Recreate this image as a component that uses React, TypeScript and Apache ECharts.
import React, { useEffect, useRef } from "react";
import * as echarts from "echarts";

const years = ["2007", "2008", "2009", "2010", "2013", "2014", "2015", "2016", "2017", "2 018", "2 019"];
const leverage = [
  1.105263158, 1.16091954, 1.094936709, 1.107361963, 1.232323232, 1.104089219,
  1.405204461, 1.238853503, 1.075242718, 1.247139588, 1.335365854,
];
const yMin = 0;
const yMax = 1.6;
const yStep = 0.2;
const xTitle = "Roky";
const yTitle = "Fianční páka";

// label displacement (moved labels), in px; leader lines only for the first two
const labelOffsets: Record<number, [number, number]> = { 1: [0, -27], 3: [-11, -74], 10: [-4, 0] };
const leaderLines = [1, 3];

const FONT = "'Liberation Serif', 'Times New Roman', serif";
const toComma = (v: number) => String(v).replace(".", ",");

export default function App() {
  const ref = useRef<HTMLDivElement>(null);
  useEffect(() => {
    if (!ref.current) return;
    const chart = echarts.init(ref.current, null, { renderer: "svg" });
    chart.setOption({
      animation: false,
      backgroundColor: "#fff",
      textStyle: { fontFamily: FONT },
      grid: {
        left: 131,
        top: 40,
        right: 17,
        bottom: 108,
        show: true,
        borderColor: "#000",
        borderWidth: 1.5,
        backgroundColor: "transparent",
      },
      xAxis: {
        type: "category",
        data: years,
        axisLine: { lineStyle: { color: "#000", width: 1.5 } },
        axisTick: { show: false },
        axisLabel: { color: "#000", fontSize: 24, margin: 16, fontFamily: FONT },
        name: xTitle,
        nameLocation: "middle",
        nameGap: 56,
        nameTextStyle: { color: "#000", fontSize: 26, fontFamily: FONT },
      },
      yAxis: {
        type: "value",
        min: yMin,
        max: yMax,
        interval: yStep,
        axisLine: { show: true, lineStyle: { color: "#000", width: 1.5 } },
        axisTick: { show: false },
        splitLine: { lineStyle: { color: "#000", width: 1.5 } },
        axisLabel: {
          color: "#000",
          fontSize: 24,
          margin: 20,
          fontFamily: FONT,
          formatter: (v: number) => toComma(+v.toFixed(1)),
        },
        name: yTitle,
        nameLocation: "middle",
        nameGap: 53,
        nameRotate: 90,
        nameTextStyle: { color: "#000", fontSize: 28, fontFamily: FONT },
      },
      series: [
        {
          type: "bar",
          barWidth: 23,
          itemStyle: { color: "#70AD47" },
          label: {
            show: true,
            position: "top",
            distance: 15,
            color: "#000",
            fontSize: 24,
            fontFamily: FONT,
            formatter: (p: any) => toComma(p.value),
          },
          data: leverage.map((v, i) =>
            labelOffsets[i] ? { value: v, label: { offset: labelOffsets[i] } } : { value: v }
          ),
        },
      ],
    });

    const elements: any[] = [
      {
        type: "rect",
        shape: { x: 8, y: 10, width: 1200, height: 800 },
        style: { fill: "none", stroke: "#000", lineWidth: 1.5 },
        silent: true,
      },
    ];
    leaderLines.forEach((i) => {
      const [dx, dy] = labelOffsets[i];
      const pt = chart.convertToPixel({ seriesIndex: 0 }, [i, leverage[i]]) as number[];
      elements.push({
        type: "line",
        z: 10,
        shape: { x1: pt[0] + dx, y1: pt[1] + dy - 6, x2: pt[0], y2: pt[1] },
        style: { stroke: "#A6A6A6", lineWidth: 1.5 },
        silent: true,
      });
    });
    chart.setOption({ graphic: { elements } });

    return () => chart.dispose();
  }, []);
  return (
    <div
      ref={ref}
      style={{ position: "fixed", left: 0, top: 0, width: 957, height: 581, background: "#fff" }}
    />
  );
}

[WORK INSTRUCTIONS]: Transcribe the material exactly as it reads.

[CORRECT OUTPUT]:
Recreate this image as a component that uses React, TypeScript and Apache ECharts.
import React, { useEffect, useRef } from "react";
import * as echarts from "echarts";

const years = ["2007", "2008", "2009", "2010", "2013", "2014", "2015", "2016", "2017", "2 018", "2 019"];
const leverage = [
  1.105263158, 1.16091954, 1.094936709, 1.107361963, 1.232323232, 1.104089219,
  1.405204461, 1.238853503, 1.075242718, 1.247139588, 1.335365854,
];
const yMin = 0;
const yMax = 1.6;
const yStep = 0.2;
const xTitle = "Roky";
const yTitle = "Fianční páka";

// label displacement (moved labels), in px; leader lines only for the first two
const labelOffsets: Record<number, [number, number]> = { 1: [0, -27], 3: [-11, -74], 10: [-4, 0] };
const leaderLines = [1, 3];

const FONT = "'Liberation Serif', 'Times New Roman', serif";
const toComma = (v: number) => String(v).replace(".", ",");

export default function App() {
  const ref = useRef<HTMLDivElement>(null);
  useEffect(() => {
    if (!ref.current) return;
    const chart = echarts.init(ref.current, null, { renderer: "svg" });
    chart.setOption({
      animation: false,
      backgroundColor: "#fff",
      textStyle: { fontFamily: FONT },
      grid: {
        left: 131,
        top: 40,
        right: 17,
        bottom: 108,
        show: true,
        borderColor: "#000",
        borderWidth: 1.5,
        backgroundColor: "transparent",
      },
      xAxis: {
        type: "category",
        data: years,
        axisLine: { lineStyle: { color: "#000", width: 1.5 } },
        axisTick: { show: false },
        axisLabel: { color: "#000", fontSize: 24, margin: 16, fontFamily: FONT },
        name: xTitle,
        nameLocation: "middle",
        nameGap: 56,
        nameTextStyle: { color: "#000", fontSize: 26, fontFamily: FONT },
      },
      yAxis: {
        type: "value",
        min: yMin,
        max: yMax,
        interval: yStep,
        axisLine: { show: true, lineStyle: { color: "#000", width: 1.5 } },
        axisTick: { show: false },
        splitLine: { lineStyle: { color: "#000", width: 1.5 } },
        axisLabel: {
          color: "#000",
          fontSize: 24,
          margin: 20,
          fontFamily: FONT,
          formatter: (v: number) => toComma(+v.toFixed(1)),
        },
        name: yTitle,
        nameLocation: "middle",
        nameGap: 53,
        nameRotate: 90,
        nameTextStyle: { color: "#000", fontSize: 28, fontFamily: FONT },
      },
      series: [
        {
          type: "bar",
          barWidth: 23,
          itemStyle: { color: "#70AD47" },
          label: {
            show: true,
            position: "top",
            distance: 15,
            color: "#000",
            fontSize: 24,
            fontFamily: FONT,
            formatter: (p: any) => toComma(p.value),
          },
          data: leverage.map((v, i) =>
            labelOffsets[i] ? { value: v, label: { offset: labelOffsets[i] } } : { value: v }
          ),
        },
      ],
    });

    const elements: any[] = [
      {
        type: "rect",
        shape: { x: 8, y: 10, width: 1200, height: 800 },
        style: { fill: "none", stroke: "#000", lineWidth: 1.5 },
        silent: true,
      },
    ];
    leaderLines.forEach((i) => {
      const [dx, dy] = labelOffsets[i];
      const pt = chart.convertToPixel({ seriesIndex: 0 }, [i, leverage[i]]) as number[];
      elements.push({
        type: "line",
        z: 10,
        shape: { x1: pt[0] + dx, y1: pt[1] + dy - 6, x2: pt[0], y2: pt[1] },
        style: { stroke: "#A6A6A6", lineWidth: 1.5 },
        silent: true,
      });
    });
    chart.setOption({ graphic: { elements } });

    return () => chart.dispose();
  }, []);
  return (
    <div
      ref={ref}
      style={{ position: "fixed", left: 0, top: 0, width: 957, height: 581, background: "#fff" }}
    />
  );
}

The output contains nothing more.